6. The method of claim 3 wherein the opacifying compound is B4C, Diatomite, Manganese ferrite, MnO, NiO, SnO, Ag2O, Bi2O3, TiC, WC, carbon black, titanium oxide, iron titanium oxide, zirconium silicate, zirconium oxide, iron (I) oxide, iron (III) oxide, manganese dioxide, iron titanium oxide (ilmenite), chromium oxide, silicon carbide, or mixtures thereof.

7. The method of claim 1 wherein at least two plies of an aerogel composite are fully enclosed within the envelope; or

further comprising at least one layer of fibrous material, within the envelope; or

wherein the aerogel composite has a density between about 0.01 g/cc to about 0.40 g/cc or between about 0.07 g/cc to about 0.30 g/cc; or

wherein the thermal conductivity of the aerogel composite within said structure at pressures between about 760 torr and about 0.2 torr and between temperatures of about 20° C. and about −122° C. is between about 2.2 mW/mK and about 13.2 mW/mK; or

wherein the thermal conductivity of the aerogel composite within said structure at pressures between about 760 torr and about 0.2 torr and between temperatures of about 38° C. and about −130° C. is between about 2.85 mW/mK and about 12.7 mW/mK; or

wherein the flexural strength of the aerogel composite is 102 psi at rupture; or

wherein the envelope is a polymeric, optionally metallized, film; or

wherein the envelope is a mylar film.

8. The method of claim 1 wherein said structure is in the shape of a box; or

wherein said structure is partially or completely bent around a pipeline; or

wherein the structure is in the shape of a panel.

9. A structure comprising a flexible aerogel composite and a reinforcing component,

wherein said composite, or said composite and component, is fully enclosed by an envelope and sealed at reduced pressure.

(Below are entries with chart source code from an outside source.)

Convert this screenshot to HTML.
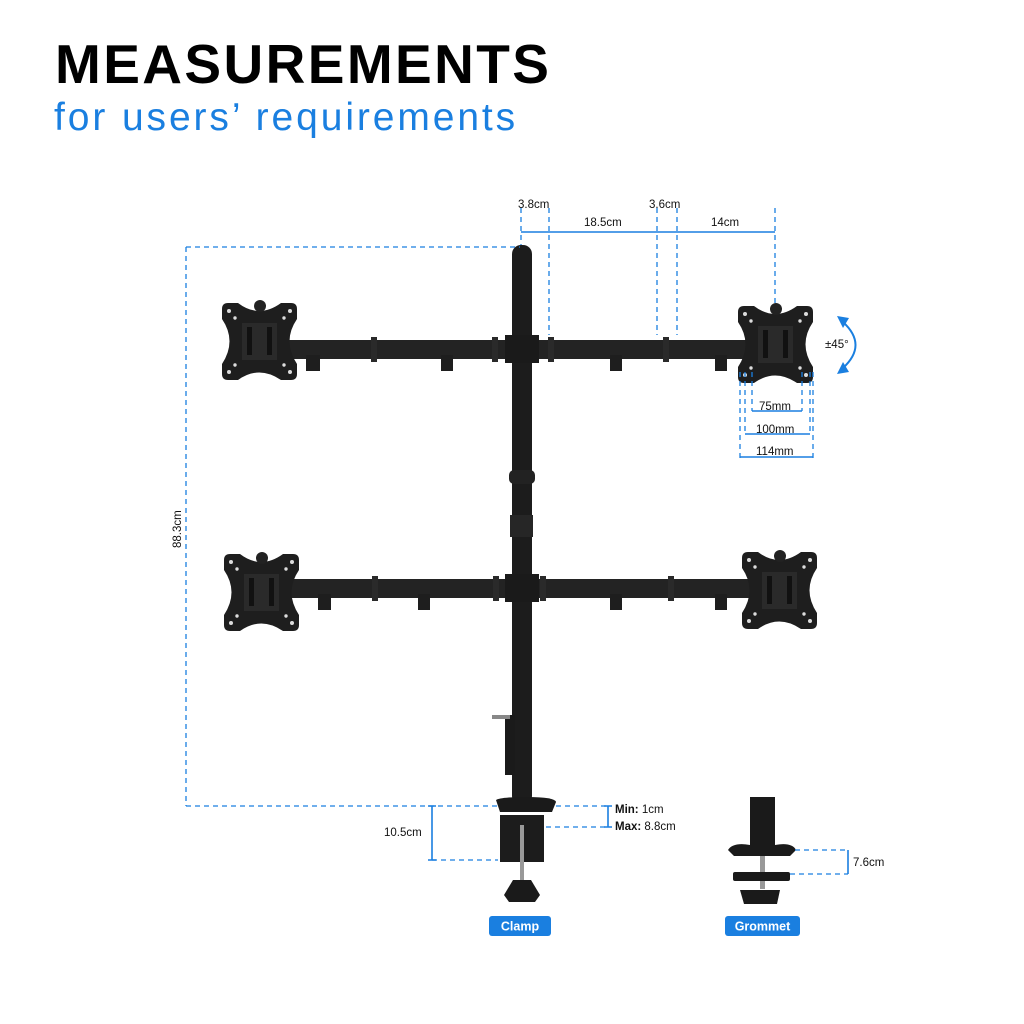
<!DOCTYPE html>
<html><head><meta charset="utf-8"><style>
html,body{margin:0;padding:0;background:#fff}
svg{display:block}
text{font-family:"Liberation Sans",sans-serif}
</style></head><body>
<svg width="1024" height="1024" viewBox="0 0 1024 1024" xmlns="http://www.w3.org/2000/svg">
<defs>
<g id="plate">
<path d="M0,6 Q0,0 6,0 L16,0 Q37,16 59,0 L69,0 Q75,0 75,6 L75,16 Q60,38 75,61 L75,71 Q75,77 69,77 L59,77 Q37,62 16,77 L6,77 Q0,77 0,71 L0,61 Q15,38 0,16 Z" fill="#1e1e1e"/>
<rect x="20" y="20" width="35" height="37" fill="#2a2a2a"/>
<rect x="25" y="24" width="5" height="28" fill="#111"/><rect x="45" y="24" width="5" height="28" fill="#111"/>
<g fill="#ddd"><circle cx="7" cy="8" r="2"/><circle cx="68" cy="8" r="2"/><circle cx="7" cy="69" r="2"/><circle cx="68" cy="69" r="2"/><circle cx="13" cy="15" r="1.7"/><circle cx="62" cy="15" r="1.7"/><circle cx="13" cy="62" r="1.7"/><circle cx="62" cy="62" r="1.7"/></g>
</g>
</defs>
<text x="55" y="83" font-size="55" font-weight="bold" letter-spacing="2.4" fill="#000">MEASUREMENTS</text>
<text x="54" y="130" font-size="39" letter-spacing="2.9" fill="#1a7fe0">for users’ requirements</text>

<!-- pole -->
<rect x="512" y="245" width="20" height="560" rx="9" fill="#1c1c1c"/>
<rect x="509" y="470" width="26" height="14" rx="5" fill="#222"/>
<rect x="510" y="515" width="23" height="22" fill="#262626"/>
<!-- upper arm -->
<rect x="282" y="340" width="475" height="19" fill="#232323"/>
<rect x="505" y="335" width="34" height="28" fill="#1a1a1a"/>
<g fill="#2a2a2a"><rect x="371" y="337" width="6" height="25"/><rect x="663" y="337" width="6" height="25"/><rect x="548" y="337" width="6" height="25"/><rect x="492" y="337" width="6" height="25"/></g>
<g fill="#1e1e1e"><rect x="306" y="355" width="14" height="16"/><rect x="441" y="355" width="12" height="16"/><rect x="610" y="355" width="12" height="16"/><rect x="715" y="355" width="12" height="16"/></g>
<use href="#plate" x="222" y="303"/>
<use href="#plate" x="738" y="306"/>
<circle cx="260" cy="306" r="6" fill="#222"/><circle cx="776" cy="309" r="6" fill="#222"/>
<!-- lower arm -->
<rect x="285" y="579" width="465" height="19" fill="#232323"/>
<rect x="505" y="574" width="34" height="28" fill="#1a1a1a"/>
<g fill="#2a2a2a"><rect x="372" y="576" width="6" height="25"/><rect x="668" y="576" width="6" height="25"/><rect x="540" y="576" width="6" height="25"/><rect x="493" y="576" width="6" height="25"/></g>
<g fill="#1e1e1e"><rect x="318" y="594" width="13" height="16"/><rect x="418" y="594" width="12" height="16"/><rect x="610" y="594" width="12" height="16"/><rect x="715" y="594" width="12" height="16"/></g>
<use href="#plate" x="224" y="554"/>
<use href="#plate" x="742" y="552"/>
<circle cx="262" cy="558" r="6" fill="#222"/><circle cx="780" cy="556" r="6" fill="#222"/>
<!-- clamp -->
<rect x="505" y="715" width="10" height="60" fill="#1a1a1a"/>
<rect x="492" y="715" width="18" height="4" fill="#888"/>
<path d="M496,800 Q500,797 527,797 Q555,797 556,802 L552,812 L500,812 Z" fill="#1a1a1a"/>
<path d="M500,815 L544,815 L544,862 L500,862 Z" fill="#1c1c1c"/>
<rect x="520" y="825" width="4" height="55" fill="#999"/>
<path d="M513,880 L531,880 L540,895 L535,902 L509,902 L504,895 Z" fill="#1a1a1a"/>
<!-- grommet -->
<rect x="750" y="797" width="25" height="52" fill="#1a1a1a"/>
<path d="M728,850 Q733,842 750,845 L775,845 Q792,842 796,850 L790,856 L734,856 Z" fill="#1a1a1a"/>
<rect x="760" y="856" width="5" height="18" fill="#999"/>
<rect x="733" y="872" width="57" height="9" rx="2" fill="#1a1a1a"/>
<rect x="760" y="881" width="5" height="8" fill="#999"/>
<path d="M740,890 L780,890 L777,904 L744,904 Z" fill="#1a1a1a"/>

<!-- dimension lines -->
<g stroke="#1a7fe0" stroke-width="1.3" fill="none" stroke-dasharray="5,4">
<path d="M186,247 H520 M186,247 V806 M186,806 H500"/>
<path d="M521,208 V245 M549,208 V335 M657,208 V335 M677,208 V335 M775,208 V305"/>
<path d="M740,372 V458 M745,372 V434 M752,372 V411 M802,372 V411 M810,372 V434 M813,372 V458"/>
<path d="M556,806 H606 M546,827 H606 M432,860 H498"/>
<path d="M795,850 H848 M790,874 H848"/>
</g>
<g stroke="#1a7fe0" stroke-width="1.6" fill="none">
<path d="M521,232 H775"/>
<path d="M752,411 H802 M745,434 H810 M740,457 H813"/>
<path d="M608,806 V827 M604,806 H612 M604,827 H612"/>
<path d="M432,806 V860 M428,806 H436 M428,860 H436"/>
<path d="M848,850 V874"/>
<path d="M843,322 Q868,345 843,368" stroke-width="2"/>
</g>
<path d="M837,316 L849,318 L843,328 Z M837,374 L849,372 L843,362 Z" fill="#1a7fe0"/>

<g font-size="11.5" fill="#111">
<text x="518" y="208">3.8cm</text>
<text x="584" y="226">18.5cm</text>
<text x="649" y="208">3.6cm</text>
<text x="711" y="226">14cm</text>
<text x="825" y="348">±45°</text>
<text x="759" y="410">75mm</text>
<text x="756" y="433">100mm</text>
<text x="756" y="455">114mm</text>
<text x="384" y="836">10.5cm</text>
<text x="615" y="813"><tspan font-weight="bold">Min:</tspan> 1cm</text>
<text x="615" y="830"><tspan font-weight="bold">Max:</tspan> 8.8cm</text>
<text x="853" y="866">7.6cm</text>
<text transform="translate(181,548) rotate(-90)">88.3cm</text>
</g>
<rect x="489" y="916" width="62" height="20" rx="3" fill="#1a7fe0"/>
<text x="520" y="930.5" font-size="12.5" font-weight="bold" fill="#fff" text-anchor="middle">Clamp</text>
<rect x="725" y="916" width="75" height="20" rx="3" fill="#1a7fe0"/>
<text x="762.5" y="930.5" font-size="12.5" font-weight="bold" fill="#fff" text-anchor="middle">Grommet</text>
</svg>
</body></html>
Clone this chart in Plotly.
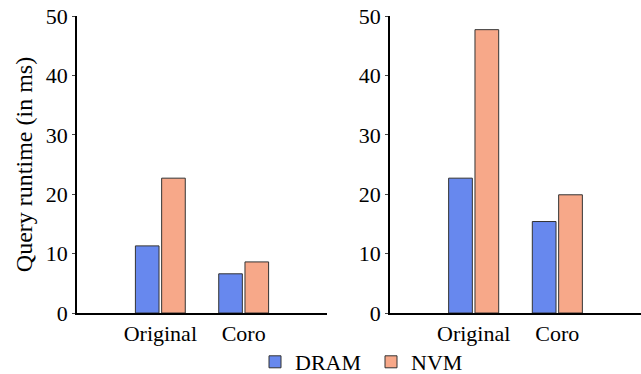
import plotly.graph_objects as go

categories = ["Original", "Coro"]
series_names = ["DRAM", "NVM"]
left_dram = [11.3, 6.6]
left_nvm = [22.7, 8.6]
right_dram = [22.7, 15.4]
right_nvm = [47.7, 19.9]
y_ticks = [0, 10, 20, 30, 40, 50]

colors = {"DRAM": "#6788ee", "NVM": "#f7a889"}
xpos = [1, 2]

fig = go.Figure()
for name, lv, rv in [("DRAM", left_dram, right_dram), ("NVM", left_nvm, right_nvm)]:
    fig.add_trace(go.Bar(x=xpos, y=lv, name=name, marker=dict(color=colors[name], line=dict(color="#333333", width=1)),
                         xaxis="x", yaxis="y", legendgroup=name, showlegend=True))
    fig.add_trace(go.Bar(x=xpos, y=rv, name=name, marker=dict(color=colors[name], line=dict(color="#333333", width=1)),
                         xaxis="x2", yaxis="y2", legendgroup=name, showlegend=False))

font = "Liberation Serif, DejaVu Serif, serif"
axis_common = dict(showline=True, linecolor="black", linewidth=1.5, showgrid=False, zeroline=False,
                   automargin=False, tickfont=dict(family=font, size=22, color="black"))
H = 374
ydom = [1 - 313 / H, 1 - 16 / H]
fig.update_layout(
    width=641, height=374,
    margin=dict(l=0, r=0, t=0, b=0, autoexpand=False),
    paper_bgcolor="white", plot_bgcolor="white",
    barmode="group", bargap=0.37, bargroupgap=0.1,
    font=dict(family=font, size=22, color="black"),
    xaxis=dict(domain=[77 / 641, 327 / 641], range=[0, 3], tickvals=xpos, ticktext=categories,
               ticks="", anchor="y", **axis_common),
    yaxis=dict(domain=ydom, range=[0, 50], tickvals=y_ticks, ticks="outside", ticklen=3, tickwidth=1,
               anchor="x", title=dict(text="Query runtime (in ms)", standoff=6,
                                      font=dict(family=font, size=24, color="black")), **axis_common),
    xaxis2=dict(domain=[390 / 641, 1.0], range=[0, 3], tickvals=xpos, ticktext=categories,
                ticks="", anchor="y2", **axis_common),
    yaxis2=dict(domain=ydom, range=[0, 50], tickvals=y_ticks, ticks="outside", ticklen=3, tickwidth=1,
                anchor="x2", **axis_common),
    legend=dict(orientation="h", x=255 / 641, xanchor="left", y=(H - 362) / H, yanchor="middle",
                font=dict(family=font, size=22, color="black"), itemwidth=30, bgcolor="rgba(0,0,0,0)",
                entrywidth=71, entrywidthmode="pixels", tracegroupgap=0),
)
fig.write_html("out.html", config={"displayModeBar": False},
               post_script="document.body.style.margin='0px';document.body.style.padding='0px';")
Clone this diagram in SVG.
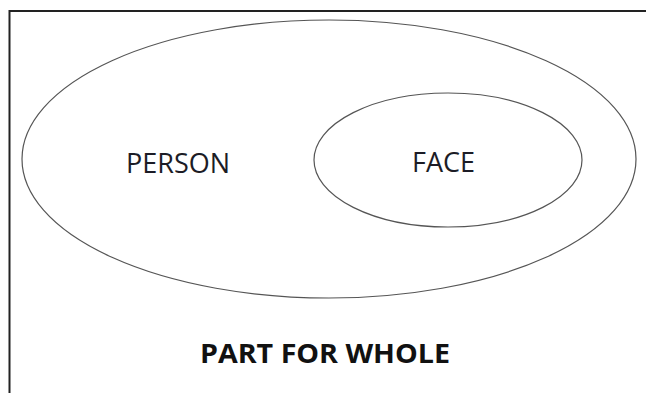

10. The structure of claim 9 wherein said reinforcing component is stainless steel, elemental metals such as copper or iron, and other metallic, semi-metallic and alloyed materials; or

wherein said reinforcing component is in the form of a mesh, a screen, or chicken-wire; or

wherein said reinforcing component is integrated into said composite; or

wherein said reinforcing component is fully enclosed and sealed at reduced pressure.

11. A method of preparing a structure according to claim 9, said method comprising fully enclosing said composite and/or reinforcing component in an envelope and sealing at reduced pressure.